Aviva is having dinner with her favorite person in the world: her husband! She adores him. They will also be joined by Heather and her husband Jonathan Schindler. They talk about The Hamptons and health, and whether or not Jonathan Schindler is related to the “Schindler’s List” guy, who is not Jewish. Super appropriate. Despite Jonathan having a famous rabbi for a father, it seems that everyone knows Aviva’s ex-husband.
At least two of the other Housewives have slept with Harry, who was like Slade is to the RHOC, but before the show. LuAnn and Sonja have slept with Harry, which Heather tells Aviva and her new husband. This is awkward, and I’m just on the edge of deciding I don’t care for Heather. She talks about her son’s liver transplant again, and Aviva advises them not to spoil him. Then they talked about Ramona, and I bet the husbands were enthralled.
Ramona and LuAnn meet at the park to argue some more. LuAnn wants to clear the air, and Ramona doesn’t care to. LuAnn says she was hurt that Ramona called her a bad mother, and Ramona says the way you raise your children is your business. No one will apologize. They attack each other with statements that begin with, “you do [this],” and it’s not effective arguing.
“She KNOWS what she said,” LuAnn says in an interview. But we will never know. Ramona proposes that they make an agreement not to attack each other, but she’s crazy about it and LuAnn can barely stomach it. She agrees only to see how it works out.
Aviva and Carole meet at some giant closet filled with leopard print clothes. While they shop, Aviva mentions LuAnn’s “hit and run” drama, and how weird she feels about it. Carole feels weird about it, too, and was extremely uncomfortable listening to it. They change the subject to love, and Carole is casually seeing a guy who is touring with Aerosmith. I agree with Aviva, Carole is so cool. She is casual, and just picks up some guy with a girlfriend at the store. Hot damn I want to be Carole.
Sonja is leaking. She called some plumbers, but is distracted because one of them is making her hot under the turtleneck. She looks at him suggestively, but is not as good as picking up dudes as Carole. It’s awful. She’s jumping, and trying to flaunt her boobs, and staring at him lazily. She wants to cook for him in her toaster oven.
Carole’s casual boyfriend, Russ, is a solo artist, and wrote a bunch of songs about her. Oh my god, Carole. So awesome. She loves to miss people and do the long-distance relationship.
Meanwhile at Heather’s home in The Berkshires! It’s peaceful and un-pretentious and real! Heather’s father just passed, as she is constantly telling people when she’s not talking about Jax’s liver transplant, and she and her sister go through old memories of their father. Then they raise a glass to their father at a memorial party.
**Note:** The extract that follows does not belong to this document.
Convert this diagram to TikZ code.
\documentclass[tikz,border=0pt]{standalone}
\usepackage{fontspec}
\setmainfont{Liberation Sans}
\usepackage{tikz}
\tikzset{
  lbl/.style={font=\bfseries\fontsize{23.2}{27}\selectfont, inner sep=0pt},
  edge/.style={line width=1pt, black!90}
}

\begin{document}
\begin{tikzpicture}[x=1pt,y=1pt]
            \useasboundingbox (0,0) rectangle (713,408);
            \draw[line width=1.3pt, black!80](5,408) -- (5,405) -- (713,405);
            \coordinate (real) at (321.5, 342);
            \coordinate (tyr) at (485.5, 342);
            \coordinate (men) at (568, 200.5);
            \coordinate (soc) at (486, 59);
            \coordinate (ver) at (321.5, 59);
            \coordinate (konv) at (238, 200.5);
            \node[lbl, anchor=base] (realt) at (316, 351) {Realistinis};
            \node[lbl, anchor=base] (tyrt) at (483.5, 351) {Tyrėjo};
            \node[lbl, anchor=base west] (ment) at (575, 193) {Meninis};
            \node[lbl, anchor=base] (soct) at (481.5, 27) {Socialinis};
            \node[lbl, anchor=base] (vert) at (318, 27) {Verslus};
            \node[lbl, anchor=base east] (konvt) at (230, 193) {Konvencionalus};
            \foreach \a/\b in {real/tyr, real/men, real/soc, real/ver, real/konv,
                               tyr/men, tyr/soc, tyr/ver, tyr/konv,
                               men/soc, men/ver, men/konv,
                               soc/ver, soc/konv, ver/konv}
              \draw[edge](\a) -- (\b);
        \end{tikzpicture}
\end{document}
LuAnn’s son is failing French. This is unacceptable. His French isn’t the problem, it’s the motivation. LuAnn asks Noel to do his homework. At least! It was cute. Then Ramona swept out of a car in a lime green sweater in the city.
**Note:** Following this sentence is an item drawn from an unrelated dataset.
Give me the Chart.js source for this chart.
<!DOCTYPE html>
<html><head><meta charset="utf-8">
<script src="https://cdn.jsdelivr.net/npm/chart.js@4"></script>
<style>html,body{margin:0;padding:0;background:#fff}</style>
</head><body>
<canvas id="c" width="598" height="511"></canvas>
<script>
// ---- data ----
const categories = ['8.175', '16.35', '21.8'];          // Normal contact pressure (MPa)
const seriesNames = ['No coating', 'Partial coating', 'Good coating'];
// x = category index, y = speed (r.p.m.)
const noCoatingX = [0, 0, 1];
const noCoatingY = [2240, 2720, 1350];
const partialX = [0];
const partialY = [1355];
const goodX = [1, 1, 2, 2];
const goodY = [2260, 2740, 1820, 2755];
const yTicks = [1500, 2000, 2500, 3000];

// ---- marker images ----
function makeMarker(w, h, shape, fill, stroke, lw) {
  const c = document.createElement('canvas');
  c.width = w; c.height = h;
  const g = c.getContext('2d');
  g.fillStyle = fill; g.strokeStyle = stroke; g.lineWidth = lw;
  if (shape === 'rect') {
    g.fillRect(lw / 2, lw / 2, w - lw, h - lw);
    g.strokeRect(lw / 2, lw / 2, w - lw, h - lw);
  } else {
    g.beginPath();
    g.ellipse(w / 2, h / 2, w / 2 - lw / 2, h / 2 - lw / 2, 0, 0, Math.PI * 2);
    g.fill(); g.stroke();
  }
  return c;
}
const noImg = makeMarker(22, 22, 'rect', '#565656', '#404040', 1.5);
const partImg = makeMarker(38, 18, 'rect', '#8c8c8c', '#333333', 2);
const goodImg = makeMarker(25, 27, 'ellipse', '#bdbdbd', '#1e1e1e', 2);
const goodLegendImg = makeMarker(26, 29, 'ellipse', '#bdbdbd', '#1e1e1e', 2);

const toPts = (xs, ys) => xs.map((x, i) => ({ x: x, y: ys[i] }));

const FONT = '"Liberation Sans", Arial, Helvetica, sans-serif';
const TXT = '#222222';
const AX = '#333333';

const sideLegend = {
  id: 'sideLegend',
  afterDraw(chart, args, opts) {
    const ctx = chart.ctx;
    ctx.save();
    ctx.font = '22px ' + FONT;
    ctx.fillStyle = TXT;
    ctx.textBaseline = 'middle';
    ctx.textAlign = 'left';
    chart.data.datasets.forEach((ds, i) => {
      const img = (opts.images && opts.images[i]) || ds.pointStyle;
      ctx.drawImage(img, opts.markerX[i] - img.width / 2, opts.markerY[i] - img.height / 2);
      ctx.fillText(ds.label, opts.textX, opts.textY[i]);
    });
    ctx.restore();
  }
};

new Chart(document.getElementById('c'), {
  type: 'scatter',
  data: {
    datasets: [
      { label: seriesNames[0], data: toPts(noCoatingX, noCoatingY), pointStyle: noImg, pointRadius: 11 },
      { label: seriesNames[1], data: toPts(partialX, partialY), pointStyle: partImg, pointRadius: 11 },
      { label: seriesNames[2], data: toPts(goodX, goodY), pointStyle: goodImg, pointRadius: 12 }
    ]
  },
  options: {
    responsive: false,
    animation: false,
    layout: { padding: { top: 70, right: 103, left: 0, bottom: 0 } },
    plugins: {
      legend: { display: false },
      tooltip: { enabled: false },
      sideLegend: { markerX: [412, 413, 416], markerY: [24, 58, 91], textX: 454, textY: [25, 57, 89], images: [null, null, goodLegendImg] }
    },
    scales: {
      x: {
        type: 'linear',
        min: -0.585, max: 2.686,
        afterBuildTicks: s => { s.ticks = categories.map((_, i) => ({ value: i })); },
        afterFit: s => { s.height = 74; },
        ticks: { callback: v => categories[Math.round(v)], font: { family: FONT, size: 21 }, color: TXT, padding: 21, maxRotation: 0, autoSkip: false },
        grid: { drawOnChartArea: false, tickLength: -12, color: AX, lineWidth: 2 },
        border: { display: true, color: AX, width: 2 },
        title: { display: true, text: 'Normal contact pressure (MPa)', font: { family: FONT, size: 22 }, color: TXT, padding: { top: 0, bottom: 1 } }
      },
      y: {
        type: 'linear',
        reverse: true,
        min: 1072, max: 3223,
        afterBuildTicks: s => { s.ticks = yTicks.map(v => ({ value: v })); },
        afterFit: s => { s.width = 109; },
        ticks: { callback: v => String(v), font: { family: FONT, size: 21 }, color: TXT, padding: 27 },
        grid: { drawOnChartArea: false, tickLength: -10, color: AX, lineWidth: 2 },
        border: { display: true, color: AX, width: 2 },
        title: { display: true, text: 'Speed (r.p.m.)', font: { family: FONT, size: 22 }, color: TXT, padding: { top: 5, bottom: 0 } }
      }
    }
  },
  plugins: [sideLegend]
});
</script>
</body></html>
Aviva and Ramona meet so that Aviva can form her own opinion of Ramona. They talk about Ramona/Mario telling Heather she interrupts, and Ramona doesn’t feel bad about it. In fact, she’s glad she said something because it made Heather feel awkward and interrupt less! Aviva doesn’t want to get on Ramona’s bad side, so she asks her about LuAnn. Aviva recommends putting it behind her and moving on, but that’s just not the Ramona Singer Signature Style! She claims to be ignoring it, though. Ramona and Aviva make a pact to always deal with the problems between them face to face.
The New York Housewives are invited to the GLAAD Awards, and Sonja and Ramona are presenting. Ramona sits Carole down and asks her if she was “a spokesperson” for ABC News. What? Carole’s too smart for that sh*t. Sonja Morgan is introduced as a presenter (by Manila Luzon!), and doesn’t show up because she’s chit-chatting and snacking in the green room. Awkward.
“GO TO THE NEXT AWARD,” Ramona instructs from the audience. She finally shows up, not caring that she was late because she has a toaster oven cookbook. Let’s go dance with some drag queens.